=== Your task ===
Quote from the first line below through the line that contains "(nSG) at (255,752);", both included, and leave the pictures out.
**** Given information ****
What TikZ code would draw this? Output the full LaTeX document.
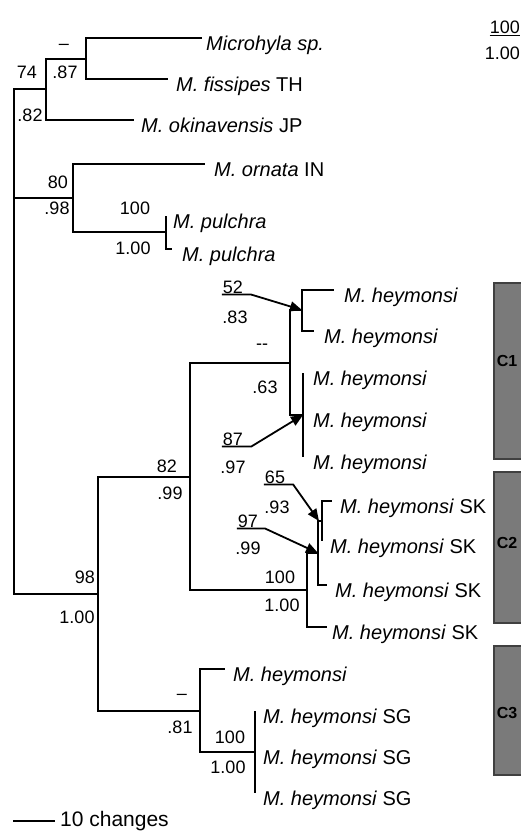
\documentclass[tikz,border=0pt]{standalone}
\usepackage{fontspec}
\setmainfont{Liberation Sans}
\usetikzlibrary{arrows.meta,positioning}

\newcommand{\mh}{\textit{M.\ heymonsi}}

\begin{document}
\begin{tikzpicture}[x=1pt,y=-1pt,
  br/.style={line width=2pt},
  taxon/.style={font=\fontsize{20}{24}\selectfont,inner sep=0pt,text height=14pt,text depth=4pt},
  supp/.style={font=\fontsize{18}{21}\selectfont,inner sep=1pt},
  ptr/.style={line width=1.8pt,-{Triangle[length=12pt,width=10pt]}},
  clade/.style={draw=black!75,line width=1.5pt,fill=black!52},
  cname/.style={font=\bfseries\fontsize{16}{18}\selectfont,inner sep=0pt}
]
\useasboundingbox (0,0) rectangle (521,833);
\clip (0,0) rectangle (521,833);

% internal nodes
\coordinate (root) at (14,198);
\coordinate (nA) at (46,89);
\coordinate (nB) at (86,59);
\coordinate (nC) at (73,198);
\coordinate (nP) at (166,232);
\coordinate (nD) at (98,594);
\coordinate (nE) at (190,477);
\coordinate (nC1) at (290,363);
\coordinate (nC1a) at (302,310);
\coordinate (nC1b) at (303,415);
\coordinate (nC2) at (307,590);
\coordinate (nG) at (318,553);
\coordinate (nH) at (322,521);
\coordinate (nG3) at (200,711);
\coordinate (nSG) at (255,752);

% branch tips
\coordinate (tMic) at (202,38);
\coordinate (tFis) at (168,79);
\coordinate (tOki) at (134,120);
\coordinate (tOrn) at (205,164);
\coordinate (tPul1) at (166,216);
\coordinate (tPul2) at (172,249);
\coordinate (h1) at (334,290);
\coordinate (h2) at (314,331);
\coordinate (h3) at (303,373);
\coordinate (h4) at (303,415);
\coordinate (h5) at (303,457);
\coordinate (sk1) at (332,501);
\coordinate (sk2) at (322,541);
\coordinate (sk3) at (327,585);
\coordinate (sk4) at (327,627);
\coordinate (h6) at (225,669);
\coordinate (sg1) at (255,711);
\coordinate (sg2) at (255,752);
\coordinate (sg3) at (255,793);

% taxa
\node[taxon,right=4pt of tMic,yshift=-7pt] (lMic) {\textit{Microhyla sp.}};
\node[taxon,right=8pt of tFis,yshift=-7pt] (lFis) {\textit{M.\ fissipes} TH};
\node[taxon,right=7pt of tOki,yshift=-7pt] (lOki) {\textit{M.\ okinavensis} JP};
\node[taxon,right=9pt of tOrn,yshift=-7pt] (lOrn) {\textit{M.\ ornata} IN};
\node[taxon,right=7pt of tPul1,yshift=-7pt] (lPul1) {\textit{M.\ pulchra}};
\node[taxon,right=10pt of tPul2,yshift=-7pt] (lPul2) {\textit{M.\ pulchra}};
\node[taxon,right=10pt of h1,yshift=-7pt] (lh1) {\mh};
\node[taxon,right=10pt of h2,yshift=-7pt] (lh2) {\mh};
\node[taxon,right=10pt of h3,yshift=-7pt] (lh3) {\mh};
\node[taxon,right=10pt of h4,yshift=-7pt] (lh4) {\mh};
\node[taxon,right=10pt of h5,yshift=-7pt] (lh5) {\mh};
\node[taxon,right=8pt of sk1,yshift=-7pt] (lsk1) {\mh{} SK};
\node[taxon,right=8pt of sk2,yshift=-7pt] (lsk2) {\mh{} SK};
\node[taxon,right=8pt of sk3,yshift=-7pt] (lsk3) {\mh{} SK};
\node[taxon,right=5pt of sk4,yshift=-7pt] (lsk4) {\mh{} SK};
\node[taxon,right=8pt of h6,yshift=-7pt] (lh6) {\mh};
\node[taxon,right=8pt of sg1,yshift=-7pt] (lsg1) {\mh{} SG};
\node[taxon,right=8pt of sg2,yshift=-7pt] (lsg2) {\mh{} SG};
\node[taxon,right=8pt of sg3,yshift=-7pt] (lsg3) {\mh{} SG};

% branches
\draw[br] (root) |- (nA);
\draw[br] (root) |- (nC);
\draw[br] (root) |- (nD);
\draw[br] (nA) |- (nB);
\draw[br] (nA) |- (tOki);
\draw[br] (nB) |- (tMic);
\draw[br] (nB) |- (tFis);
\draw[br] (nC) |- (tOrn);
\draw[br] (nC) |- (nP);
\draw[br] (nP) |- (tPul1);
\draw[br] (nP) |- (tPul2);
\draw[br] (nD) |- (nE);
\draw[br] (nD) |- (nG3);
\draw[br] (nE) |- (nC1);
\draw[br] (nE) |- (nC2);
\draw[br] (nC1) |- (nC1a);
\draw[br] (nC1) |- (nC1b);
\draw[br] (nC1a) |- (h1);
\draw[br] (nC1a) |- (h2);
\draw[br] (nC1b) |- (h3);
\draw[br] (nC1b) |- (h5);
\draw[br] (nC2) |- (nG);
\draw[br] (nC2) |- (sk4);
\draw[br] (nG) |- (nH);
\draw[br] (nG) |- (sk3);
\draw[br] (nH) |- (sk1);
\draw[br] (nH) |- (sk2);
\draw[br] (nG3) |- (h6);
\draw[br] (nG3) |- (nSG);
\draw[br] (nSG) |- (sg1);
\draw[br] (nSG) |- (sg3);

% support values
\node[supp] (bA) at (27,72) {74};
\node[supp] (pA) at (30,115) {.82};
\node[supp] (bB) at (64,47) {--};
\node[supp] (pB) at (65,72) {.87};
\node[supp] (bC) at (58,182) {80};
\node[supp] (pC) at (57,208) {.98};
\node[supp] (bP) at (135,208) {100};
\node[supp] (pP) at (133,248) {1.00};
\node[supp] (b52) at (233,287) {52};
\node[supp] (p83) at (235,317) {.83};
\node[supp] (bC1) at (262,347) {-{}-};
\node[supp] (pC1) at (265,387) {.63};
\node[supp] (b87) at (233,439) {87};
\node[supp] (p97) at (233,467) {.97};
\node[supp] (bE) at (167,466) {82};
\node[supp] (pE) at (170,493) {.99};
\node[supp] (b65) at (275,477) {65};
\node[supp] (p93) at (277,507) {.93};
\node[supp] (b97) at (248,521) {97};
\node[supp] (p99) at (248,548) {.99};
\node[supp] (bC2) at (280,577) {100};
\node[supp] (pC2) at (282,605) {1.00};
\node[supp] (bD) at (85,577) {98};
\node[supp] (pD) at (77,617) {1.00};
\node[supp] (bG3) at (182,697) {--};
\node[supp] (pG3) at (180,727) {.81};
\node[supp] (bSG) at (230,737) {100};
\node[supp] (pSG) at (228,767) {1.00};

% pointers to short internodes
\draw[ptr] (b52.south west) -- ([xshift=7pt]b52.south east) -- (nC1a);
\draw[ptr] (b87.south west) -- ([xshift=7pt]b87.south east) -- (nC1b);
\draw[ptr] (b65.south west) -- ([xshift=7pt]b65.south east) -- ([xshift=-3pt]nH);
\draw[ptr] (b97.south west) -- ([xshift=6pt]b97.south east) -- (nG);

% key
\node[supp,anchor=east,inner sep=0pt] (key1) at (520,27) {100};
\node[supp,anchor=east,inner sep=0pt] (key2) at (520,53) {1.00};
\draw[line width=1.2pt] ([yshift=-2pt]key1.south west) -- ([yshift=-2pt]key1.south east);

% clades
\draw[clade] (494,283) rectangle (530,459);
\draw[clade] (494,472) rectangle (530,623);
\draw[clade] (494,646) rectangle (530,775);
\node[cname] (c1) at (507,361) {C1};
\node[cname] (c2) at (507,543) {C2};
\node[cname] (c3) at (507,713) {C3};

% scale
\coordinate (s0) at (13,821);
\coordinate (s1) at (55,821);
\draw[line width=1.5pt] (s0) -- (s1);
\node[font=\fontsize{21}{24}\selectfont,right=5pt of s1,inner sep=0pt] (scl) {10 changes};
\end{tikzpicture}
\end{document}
****
=== Solution for this exercise ===
What TikZ code would draw this? Output the full LaTeX document.
\documentclass[tikz,border=0pt]{standalone}
\usepackage{fontspec}
\setmainfont{Liberation Sans}
\usetikzlibrary{arrows.meta,positioning}

\newcommand{\mh}{\textit{M.\ heymonsi}}

\begin{document}
\begin{tikzpicture}[x=1pt,y=-1pt,
  br/.style={line width=2pt},
  taxon/.style={font=\fontsize{20}{24}\selectfont,inner sep=0pt,text height=14pt,text depth=4pt},
  supp/.style={font=\fontsize{18}{21}\selectfont,inner sep=1pt},
  ptr/.style={line width=1.8pt,-{Triangle[length=12pt,width=10pt]}},
  clade/.style={draw=black!75,line width=1.5pt,fill=black!52},
  cname/.style={font=\bfseries\fontsize{16}{18}\selectfont,inner sep=0pt}
]
\useasboundingbox (0,0) rectangle (521,833);
\clip (0,0) rectangle (521,833);

% internal nodes
\coordinate (root) at (14,198);
\coordinate (nA) at (46,89);
\coordinate (nB) at (86,59);
\coordinate (nC) at (73,198);
\coordinate (nP) at (166,232);
\coordinate (nD) at (98,594);
\coordinate (nE) at (190,477);
\coordinate (nC1) at (290,363);
\coordinate (nC1a) at (302,310);
\coordinate (nC1b) at (303,415);
\coordinate (nC2) at (307,590);
\coordinate (nG) at (318,553);
\coordinate (nH) at (322,521);
\coordinate (nG3) at (200,711);
\coordinate (nSG) at (255,752);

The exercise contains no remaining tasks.